Bing starts serving AMP pages as Google prepares to reduce its control
Enlarge / Bing on a mobile device showing the AMP-powered carousel and an AMP story served from Bing's cache. (credit: Microsoft)
Microsoft's Bing search engine has started showing AMP pages to mobile searchers in the US. Pages using the proprietary tech will now be prominently displayed in search listings on the mobile website. Previously, Microsoft made limited use of AMP in some of its mobile apps but didn't use it on the Web.

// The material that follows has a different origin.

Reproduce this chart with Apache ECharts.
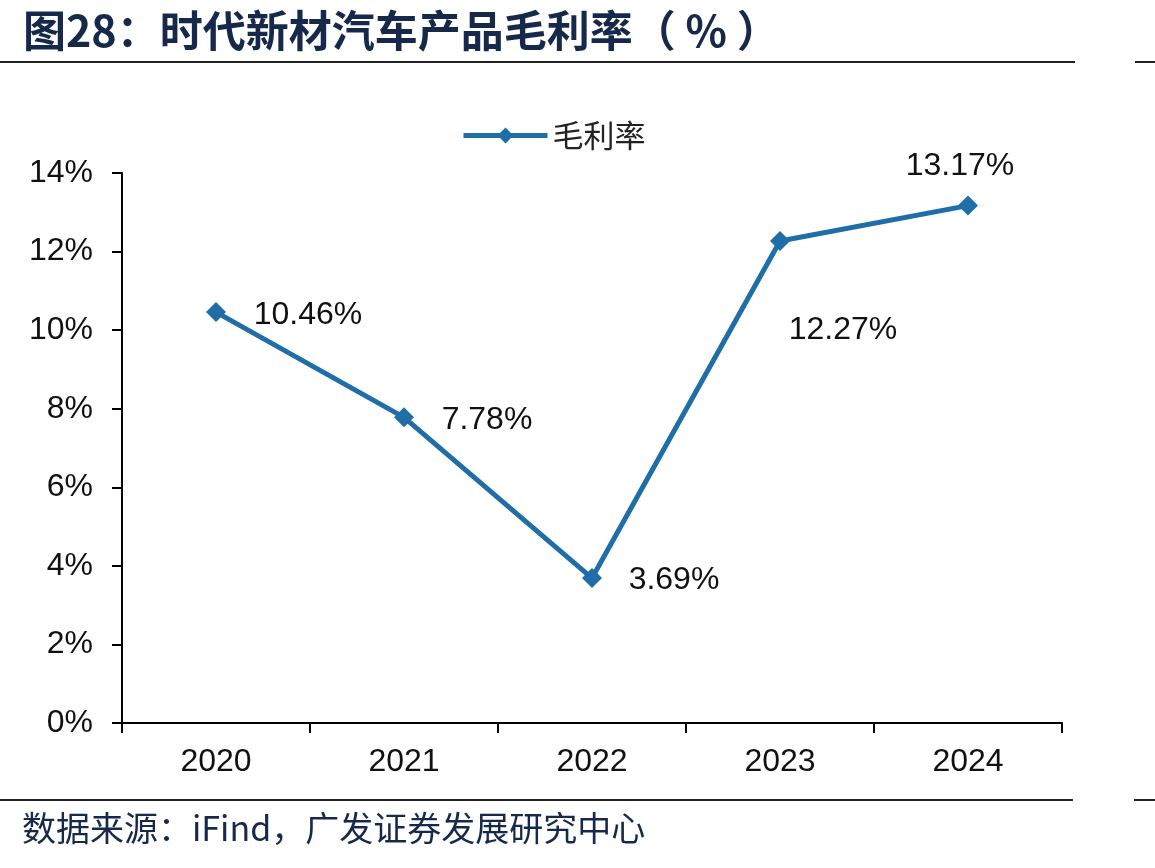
<!DOCTYPE html>
<html>
<head>
<meta charset="utf-8">
<script src="https://cdn.jsdelivr.net/npm/echarts@6/dist/echarts.min.js"></script>
<style>
    html, body { margin: 0; padding: 0; background: #fff; }
    #chart { width: 1155px; height: 868px; }
</style>
</head>
<body>
<div id="chart"></div>
<script>
const years = ["2020", "2021", "2022", "2023", "2024"];
const grossMargin = [10.46, 7.78, 3.69, 12.27, 13.17];
const yTicks = [0, 2, 4, 6, 8, 10, 12, 14];
// label offsets, relative to each point
const labelOffsets = [[92, 3], [83, 3], [82, 2], [63, 89], [-8, -39]];

const lineColor = "#1f6ea8";
const textFont = "Arial, 'Liberation Sans', 'Noto Sans CJK SC', sans-serif";
const navy = "#17294a";

let chart = echarts.init(document.getElementById("chart"));

const option = {
    animation: false,
    backgroundColor: "#fff",
    title: {
        text: "图28：时代新材汽车产品毛利率（ % ）",
        left: 18,
        top: 4,
        textStyle: {
            fontSize: 43,
            fontWeight: "bold",
            color: navy,
            fontFamily: "'Noto Sans CJK SC', sans-serif"
        }
    },
    legend: {
        data: ["毛利率"],
        left: 456,
        top: 115,
        itemWidth: 84,
        itemHeight: 20,
        itemGap: 6,
        lineStyle: { width: 5 },
        textStyle: {
            fontSize: 31,
            color: "#222",
            fontFamily: "'Noto Sans CJK SC', sans-serif"
        }
    },
    grid: {
        left: 122,
        right: 1155 - 1062,
        top: 173,
        bottom: 868 - 723,
        containLabel: false
    },
    xAxis: {
        type: "category",
        data: years,
        boundaryGap: true,
        axisLine: { lineStyle: { color: "#000", width: 2 } },
        axisTick: { show: true, length: 10, lineStyle: { color: "#000", width: 2 } },
        axisLabel: {
            fontSize: 32,
            color: "#111",
            margin: 23,
            fontFamily: textFont
        },
        splitLine: { show: false }
    },
    yAxis: {
        type: "value",
        min: yTicks[0],
        max: yTicks[yTicks.length - 1],
        interval: 2,
        axisLine: { show: true, lineStyle: { color: "#000", width: 2 } },
        axisTick: { show: true, length: 10, lineStyle: { color: "#000", width: 2 } },
        axisLabel: {
            fontSize: 32,
            color: "#111",
            margin: 29,
            fontFamily: textFont,
            formatter: v => v + "%"
        },
        splitLine: { show: false }
    },
    series: [
        {
            name: "毛利率",
            type: "line",
            data: grossMargin.map((v, i) => ({
                value: v,
                label: { offset: labelOffsets[i] }
            })),
            symbol: "diamond",
            symbolSize: 20,
            lineStyle: { color: lineColor, width: 5 },
            itemStyle: { color: lineColor },
            label: {
                show: true,
                position: "inside",
                fontSize: 32,
                color: "#111",
                fontFamily: textFont,
                formatter: p => p.value.toFixed(2) + "%"
            }
        }
    ],
    graphic: [
        { type: "line", shape: { x1: 0, y1: 62, x2: 1075, y2: 62 }, style: { stroke: "#222", lineWidth: 2 } },
        { type: "line", shape: { x1: 1135, y1: 62, x2: 1155, y2: 62 }, style: { stroke: "#222", lineWidth: 2 } },
        { type: "line", shape: { x1: 0, y1: 800, x2: 1073, y2: 800 }, style: { stroke: "#222", lineWidth: 2 } },
        { type: "line", shape: { x1: 1134, y1: 800, x2: 1155, y2: 800 }, style: { stroke: "#222", lineWidth: 2 } },
        {
            type: "text",
            left: 22,
            top: 811,
            style: {
                text: "数据来源：iFind，广发证券发展研究中心",
                fontSize: 34,
                fill: navy,
                fontFamily: "'Noto Sans CJK SC', sans-serif"
            }
        }
    ]
};

chart.setOption(option, true);
</script>
</body>
</html>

AMP ("Accelerated Mobile Pages") is a project spearheaded by Google to improve the performance and embeddability of mobile content. It imposes tight restrictions on the scripting that pages can use, and it performs special handling of embedded images and media. To do this, Google uses a number of proprietary extensions to HTML, and AMP content all gets cached. Google serves AMP pages from its own servers, Bing uses Microsoft's servers, and Cloudflare also has an AMP caching service.
Though there is widespread acknowledgement that AMP is addressing real problems-the abundance of trackers, advertisements, and client-side scripts makes many webpages bandwidth-heavy and slow to load-many within the industry are unhappy at the proprietary, Google-controlled extensions, regarding them as anathema to the open Web.